Mobile payment apps like PayPal, Venmo and Cash App have exploded in popularity in the last several years. Convenience, transaction speed, and flexibility across multiple smartphone types offer consumers an easier way to pay for services and split bills with friends and family. The pandemic further accelerated this ongoing shift toward a cashless future.
However, recent bank and crypto exchange failures highlight the risk of keeping your funds in accounts that exceed or simply lack FDIC insurance coverage. A recent report from the Consumer Financial Protection Bureau (CFPB) casts a spotlight on deposit risks among popular mobile payment apps, while explaining how consumers can hedge their risk of a collapse.
Funds in PayPal, Venmo, CashApp lack insurance
Earlier this year, the collapses of Silicon Valley, Signature and First Republic Banks highlighted the importance of federal deposit insurance offered through the FDIC or NCUA. These banks experienced catastrophic runs, but their insured depositors with account balances of up to $250,000 could have confidence their money was safe. However, similar protection would not be guaranteed to customers that store money on nonbank payment apps, as we saw from the near-total wipeout of FTX users after the giant crypto exchange collapsed last year.
The new CFPB report finds that billions of dollars stored in the top payment apps may lack the same federal insurance coverage that protects users of standard U.S. banks and credit unions from total ruin in a crisis.
The CFPB report breaks down the deposit insurance representations of each major payment app provider. The table below illustrates the spotty or nonexistent status of insurance coverage across the payment app landscape:
The CFPB calculates that more than three quarters of U.S. adults have used a payment app. Users transacted roughly $893 billion in 2022 across all payment apps, and they're projected to increase transaction volume to $1.6 trillion by 2027. So the risks to users of disrupted funds access or insolvency will only grow into the future.

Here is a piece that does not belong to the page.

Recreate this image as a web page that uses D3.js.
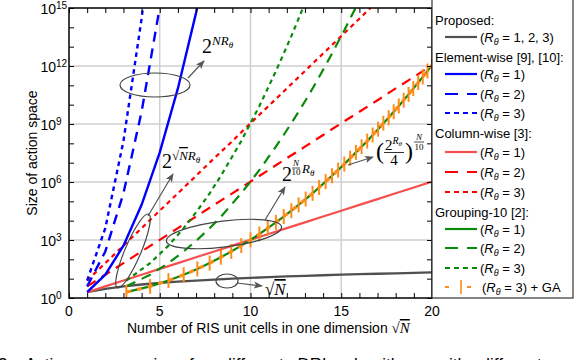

Next steps for payment app users
The CFPB offers several tips for payment app users to protect their funds from deposit risk:
Read the user agreement
The user agreement, as murky as it can be, should explain the app's basic business model, investment strategy and risk profile. Check if the payment app company keeps your money in a bank or credit union account or invests your money in loans and bonds. You may be surprised to learn that they earn interest on your money without passing any of it on to you, like a normal bank normally does. Also check for details on whether your money may be insured at a bank or credit union, as well as what happens in the case of the payment app’s collapse or bankruptcy.
Consider the offered "pass-through" insurance
Certain apps offer specific pass-through insurance, which protects you against the collapse of the bank or credit union where the company holds your funds. If you follow the insurance criteria, this can offer an additional layer of protection for app users. However, pass-through coverage explicitly doesn’t protect you against PayPal or another app failing. Even if your money is stored safely in an external, FDIC-backed bank during a payment app collapse, you could still experience significant delays in accessing your funds.
Move your money out regularly
Regularly transfer your existing balance from the payment app holding fund into your FDIC-insured linked funding account. Try to check your balance at least once per month to not miss any outstanding funds from that group dinner or grocery run. Use an app like Apple Reminders or Google Calendar to set up recurring nudges for yourself.